Directions for this task |
Set down each line of the material that follows, exactly, with no pictures.

▶

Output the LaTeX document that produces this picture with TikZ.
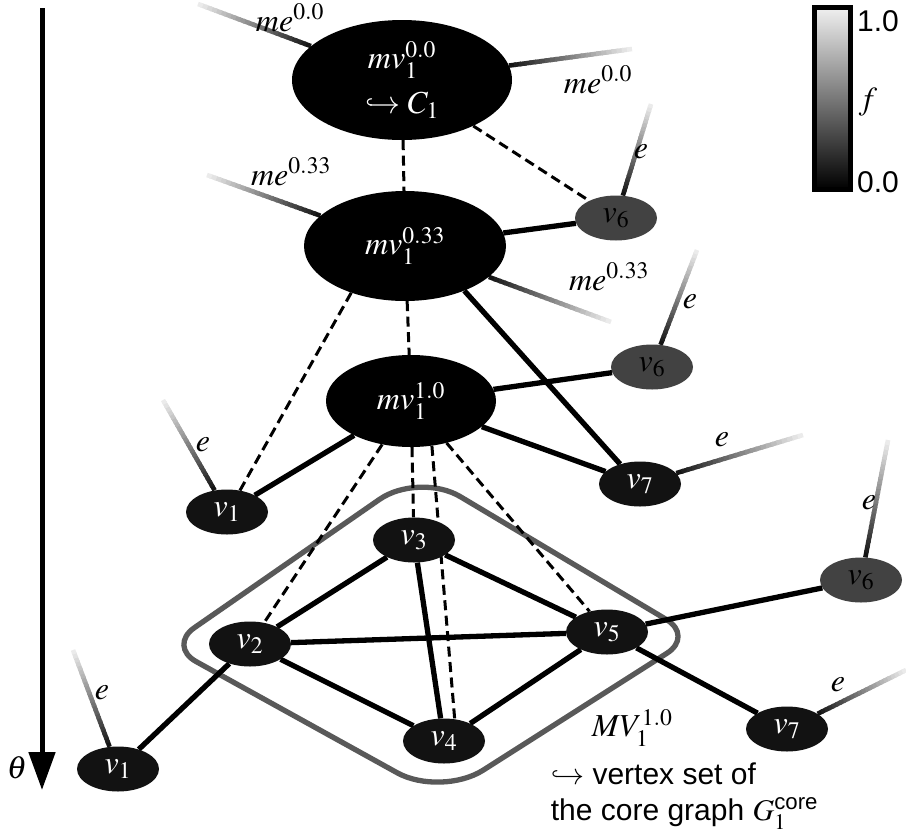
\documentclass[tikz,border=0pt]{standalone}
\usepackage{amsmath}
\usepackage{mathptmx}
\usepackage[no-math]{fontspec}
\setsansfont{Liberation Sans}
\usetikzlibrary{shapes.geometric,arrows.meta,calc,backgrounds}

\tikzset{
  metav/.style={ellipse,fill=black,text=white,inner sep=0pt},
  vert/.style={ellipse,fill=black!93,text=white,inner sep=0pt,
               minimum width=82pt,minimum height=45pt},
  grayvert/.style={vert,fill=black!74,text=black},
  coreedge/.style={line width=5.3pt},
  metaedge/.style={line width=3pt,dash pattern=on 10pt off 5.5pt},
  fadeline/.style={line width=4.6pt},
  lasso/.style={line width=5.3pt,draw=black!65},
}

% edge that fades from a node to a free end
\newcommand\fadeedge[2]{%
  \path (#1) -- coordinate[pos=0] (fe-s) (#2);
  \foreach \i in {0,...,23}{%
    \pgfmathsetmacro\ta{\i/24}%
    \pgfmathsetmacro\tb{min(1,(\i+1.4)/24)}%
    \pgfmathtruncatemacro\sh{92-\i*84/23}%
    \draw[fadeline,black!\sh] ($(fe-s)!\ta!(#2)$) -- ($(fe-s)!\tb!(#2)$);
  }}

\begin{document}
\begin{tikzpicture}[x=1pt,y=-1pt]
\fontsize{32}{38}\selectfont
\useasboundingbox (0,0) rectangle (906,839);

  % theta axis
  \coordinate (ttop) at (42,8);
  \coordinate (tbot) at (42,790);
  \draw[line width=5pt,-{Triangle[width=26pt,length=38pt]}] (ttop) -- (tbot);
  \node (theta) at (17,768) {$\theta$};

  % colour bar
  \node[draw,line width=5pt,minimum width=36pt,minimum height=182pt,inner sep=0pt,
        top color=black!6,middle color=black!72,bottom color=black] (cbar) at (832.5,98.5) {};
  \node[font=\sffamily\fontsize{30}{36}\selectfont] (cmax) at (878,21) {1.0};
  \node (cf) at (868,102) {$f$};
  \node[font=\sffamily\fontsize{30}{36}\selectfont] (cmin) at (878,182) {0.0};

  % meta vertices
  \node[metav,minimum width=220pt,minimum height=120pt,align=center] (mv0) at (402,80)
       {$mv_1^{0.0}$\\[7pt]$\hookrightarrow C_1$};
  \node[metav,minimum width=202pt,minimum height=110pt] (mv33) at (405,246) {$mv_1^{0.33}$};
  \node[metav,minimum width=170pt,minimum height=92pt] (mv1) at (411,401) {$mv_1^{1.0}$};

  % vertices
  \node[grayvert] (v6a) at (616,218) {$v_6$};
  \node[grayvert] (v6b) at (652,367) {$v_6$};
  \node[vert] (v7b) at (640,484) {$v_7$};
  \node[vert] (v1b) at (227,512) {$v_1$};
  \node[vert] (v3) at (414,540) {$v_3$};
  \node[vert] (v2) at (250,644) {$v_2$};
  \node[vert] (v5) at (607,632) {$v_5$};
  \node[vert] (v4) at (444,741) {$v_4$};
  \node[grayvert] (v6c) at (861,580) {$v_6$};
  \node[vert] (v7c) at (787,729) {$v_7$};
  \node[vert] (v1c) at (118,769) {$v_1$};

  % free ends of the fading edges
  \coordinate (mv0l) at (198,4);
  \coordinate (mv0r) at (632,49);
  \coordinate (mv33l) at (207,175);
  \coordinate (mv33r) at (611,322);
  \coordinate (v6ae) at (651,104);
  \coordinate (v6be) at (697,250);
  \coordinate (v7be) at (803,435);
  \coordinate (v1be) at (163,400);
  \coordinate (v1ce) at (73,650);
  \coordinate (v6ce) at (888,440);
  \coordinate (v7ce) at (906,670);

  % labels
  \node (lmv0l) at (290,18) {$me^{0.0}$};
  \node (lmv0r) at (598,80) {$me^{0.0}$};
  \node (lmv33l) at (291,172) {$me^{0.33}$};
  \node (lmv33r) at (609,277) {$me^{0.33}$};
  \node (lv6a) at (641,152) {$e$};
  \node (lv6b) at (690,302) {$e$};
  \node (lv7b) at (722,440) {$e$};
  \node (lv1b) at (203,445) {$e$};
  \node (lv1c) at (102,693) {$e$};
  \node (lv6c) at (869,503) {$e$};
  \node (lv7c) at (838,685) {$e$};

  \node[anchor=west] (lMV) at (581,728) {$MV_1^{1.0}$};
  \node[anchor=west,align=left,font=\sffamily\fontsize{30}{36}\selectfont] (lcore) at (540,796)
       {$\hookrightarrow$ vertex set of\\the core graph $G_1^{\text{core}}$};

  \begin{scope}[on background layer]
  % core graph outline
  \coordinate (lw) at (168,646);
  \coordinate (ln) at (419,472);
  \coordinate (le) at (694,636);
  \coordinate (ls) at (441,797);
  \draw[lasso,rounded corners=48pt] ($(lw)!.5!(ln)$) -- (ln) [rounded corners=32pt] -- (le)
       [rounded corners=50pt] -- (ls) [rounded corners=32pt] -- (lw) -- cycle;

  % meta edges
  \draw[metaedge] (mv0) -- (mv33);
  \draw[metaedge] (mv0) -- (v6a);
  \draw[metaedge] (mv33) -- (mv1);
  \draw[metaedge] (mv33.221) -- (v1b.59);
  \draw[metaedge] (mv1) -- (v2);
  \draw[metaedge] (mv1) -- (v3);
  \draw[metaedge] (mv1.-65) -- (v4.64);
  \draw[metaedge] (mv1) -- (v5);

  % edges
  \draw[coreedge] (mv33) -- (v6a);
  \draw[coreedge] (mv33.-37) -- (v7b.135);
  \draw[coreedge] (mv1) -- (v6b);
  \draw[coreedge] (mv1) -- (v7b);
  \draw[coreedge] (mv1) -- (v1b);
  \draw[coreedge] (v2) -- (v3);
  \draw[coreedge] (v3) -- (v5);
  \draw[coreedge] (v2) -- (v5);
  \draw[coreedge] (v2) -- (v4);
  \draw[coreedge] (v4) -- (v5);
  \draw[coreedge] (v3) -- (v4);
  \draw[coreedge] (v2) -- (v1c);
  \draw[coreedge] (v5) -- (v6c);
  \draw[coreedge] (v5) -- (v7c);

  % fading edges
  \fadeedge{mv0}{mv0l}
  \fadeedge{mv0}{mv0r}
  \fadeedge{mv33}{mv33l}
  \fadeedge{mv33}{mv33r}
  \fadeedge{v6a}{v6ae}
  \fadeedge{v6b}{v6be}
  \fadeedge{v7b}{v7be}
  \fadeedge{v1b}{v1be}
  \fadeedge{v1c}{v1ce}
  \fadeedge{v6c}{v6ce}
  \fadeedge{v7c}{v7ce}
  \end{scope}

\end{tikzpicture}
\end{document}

◀

Solution for this exercise |
Output the LaTeX document that produces this picture with TikZ.
\documentclass[tikz,border=0pt]{standalone}
\usepackage{amsmath}
\usepackage{mathptmx}
\usepackage[no-math]{fontspec}
\setsansfont{Liberation Sans}
\usetikzlibrary{shapes.geometric,arrows.meta,calc,backgrounds}

\tikzset{
  metav/.style={ellipse,fill=black,text=white,inner sep=0pt},
  vert/.style={ellipse,fill=black!93,text=white,inner sep=0pt,
               minimum width=82pt,minimum height=45pt},
  grayvert/.style={vert,fill=black!74,text=black},
  coreedge/.style={line width=5.3pt},
  metaedge/.style={line width=3pt,dash pattern=on 10pt off 5.5pt},
  fadeline/.style={line width=4.6pt},
  lasso/.style={line width=5.3pt,draw=black!65},
}

% edge that fades from a node to a free end
\newcommand\fadeedge[2]{%
  \path (#1) -- coordinate[pos=0] (fe-s) (#2);
  \foreach \i in {0,...,23}{%
    \pgfmathsetmacro\ta{\i/24}%
    \pgfmathsetmacro\tb{min(1,(\i+1.4)/24)}%
    \pgfmathtruncatemacro\sh{92-\i*84/23}%
    \draw[fadeline,black!\sh] ($(fe-s)!\ta!(#2)$) -- ($(fe-s)!\tb!(#2)$);
  }}

\begin{document}
\begin{tikzpicture}[x=1pt,y=-1pt]
\fontsize{32}{38}\selectfont
\useasboundingbox (0,0) rectangle (906,839);

  % theta axis
  \coordinate (ttop) at (42,8);
  \coordinate (tbot) at (42,790);
  \draw[line width=5pt,-{Triangle[width=26pt,length=38pt]}] (ttop) -- (tbot);
  \node (theta) at (17,768) {$\theta$};

  % colour bar
  \node[draw,line width=5pt,minimum width=36pt,minimum height=182pt,inner sep=0pt,
        top color=black!6,middle color=black!72,bottom color=black] (cbar) at (832.5,98.5) {};
  \node[font=\sffamily\fontsize{30}{36}\selectfont] (cmax) at (878,21) {1.0};
  \node (cf) at (868,102) {$f$};
  \node[font=\sffamily\fontsize{30}{36}\selectfont] (cmin) at (878,182) {0.0};

  % meta vertices
  \node[metav,minimum width=220pt,minimum height=120pt,align=center] (mv0) at (402,80)
       {$mv_1^{0.0}$\\[7pt]$\hookrightarrow C_1$};
  \node[metav,minimum width=202pt,minimum height=110pt] (mv33) at (405,246) {$mv_1^{0.33}$};
  \node[metav,minimum width=170pt,minimum height=92pt] (mv1) at (411,401) {$mv_1^{1.0}$};

  % vertices
  \node[grayvert] (v6a) at (616,218) {$v_6$};
  \node[grayvert] (v6b) at (652,367) {$v_6$};
  \node[vert] (v7b) at (640,484) {$v_7$};
  \node[vert] (v1b) at (227,512) {$v_1$};
  \node[vert] (v3) at (414,540) {$v_3$};
  \node[vert] (v2) at (250,644) {$v_2$};
  \node[vert] (v5) at (607,632) {$v_5$};
  \node[vert] (v4) at (444,741) {$v_4$};
  \node[grayvert] (v6c) at (861,580) {$v_6$};
  \node[vert] (v7c) at (787,729) {$v_7$};
  \node[vert] (v1c) at (118,769) {$v_1$};

  % free ends of the fading edges
  \coordinate (mv0l) at (198,4);
  \coordinate (mv0r) at (632,49);
  \coordinate (mv33l) at (207,175);
  \coordinate (mv33r) at (611,322);
  \coordinate (v6ae) at (651,104);
  \coordinate (v6be) at (697,250);
  \coordinate (v7be) at (803,435);
  \coordinate (v1be) at (163,400);
  \coordinate (v1ce) at (73,650);
  \coordinate (v6ce) at (888,440);
  \coordinate (v7ce) at (906,670);

  % labels
  \node (lmv0l) at (290,18) {$me^{0.0}$};
  \node (lmv0r) at (598,80) {$me^{0.0}$};
  \node (lmv33l) at (291,172) {$me^{0.33}$};
  \node (lmv33r) at (609,277) {$me^{0.33}$};
  \node (lv6a) at (641,152) {$e$};
  \node (lv6b) at (690,302) {$e$};
  \node (lv7b) at (722,440) {$e$};
  \node (lv1b) at (203,445) {$e$};
  \node (lv1c) at (102,693) {$e$};
  \node (lv6c) at (869,503) {$e$};
  \node (lv7c) at (838,685) {$e$};

  \node[anchor=west] (lMV) at (581,728) {$MV_1^{1.0}$};
  \node[anchor=west,align=left,font=\sffamily\fontsize{30}{36}\selectfont] (lcore) at (540,796)
       {$\hookrightarrow$ vertex set of\\the core graph $G_1^{\text{core}}$};

  \begin{scope}[on background layer]
  % core graph outline
  \coordinate (lw) at (168,646);
  \coordinate (ln) at (419,472);
  \coordinate (le) at (694,636);
  \coordinate (ls) at (441,797);
  \draw[lasso,rounded corners=48pt] ($(lw)!.5!(ln)$) -- (ln) [rounded corners=32pt] -- (le)
       [rounded corners=50pt] -- (ls) [rounded corners=32pt] -- (lw) -- cycle;

  % meta edges
  \draw[metaedge] (mv0) -- (mv33);
  \draw[metaedge] (mv0) -- (v6a);
  \draw[metaedge] (mv33) -- (mv1);
  \draw[metaedge] (mv33.221) -- (v1b.59);
  \draw[metaedge] (mv1) -- (v2);
  \draw[metaedge] (mv1) -- (v3);
  \draw[metaedge] (mv1.-65) -- (v4.64);
  \draw[metaedge] (mv1) -- (v5);

  % edges
  \draw[coreedge] (mv33) -- (v6a);
  \draw[coreedge] (mv33.-37) -- (v7b.135);
  \draw[coreedge] (mv1) -- (v6b);
  \draw[coreedge] (mv1) -- (v7b);
  \draw[coreedge] (mv1) -- (v1b);
  \draw[coreedge] (v2) -- (v3);
  \draw[coreedge] (v3) -- (v5);
  \draw[coreedge] (v2) -- (v5);
  \draw[coreedge] (v2) -- (v4);
  \draw[coreedge] (v4) -- (v5);
  \draw[coreedge] (v3) -- (v4);
  \draw[coreedge] (v2) -- (v1c);
  \draw[coreedge] (v5) -- (v6c);
  \draw[coreedge] (v5) -- (v7c);

  % fading edges
  \fadeedge{mv0}{mv0l}
  \fadeedge{mv0}{mv0r}
  \fadeedge{mv33}{mv33l}
  \fadeedge{mv33}{mv33r}
  \fadeedge{v6a}{v6ae}
  \fadeedge{v6b}{v6be}
  \fadeedge{v7b}{v7be}
  \fadeedge{v1b}{v1be}
  \fadeedge{v1c}{v1ce}
  \fadeedge{v6c}{v6ce}
  \fadeedge{v7c}{v7ce}
  \end{scope}

\end{tikzpicture}
\end{document}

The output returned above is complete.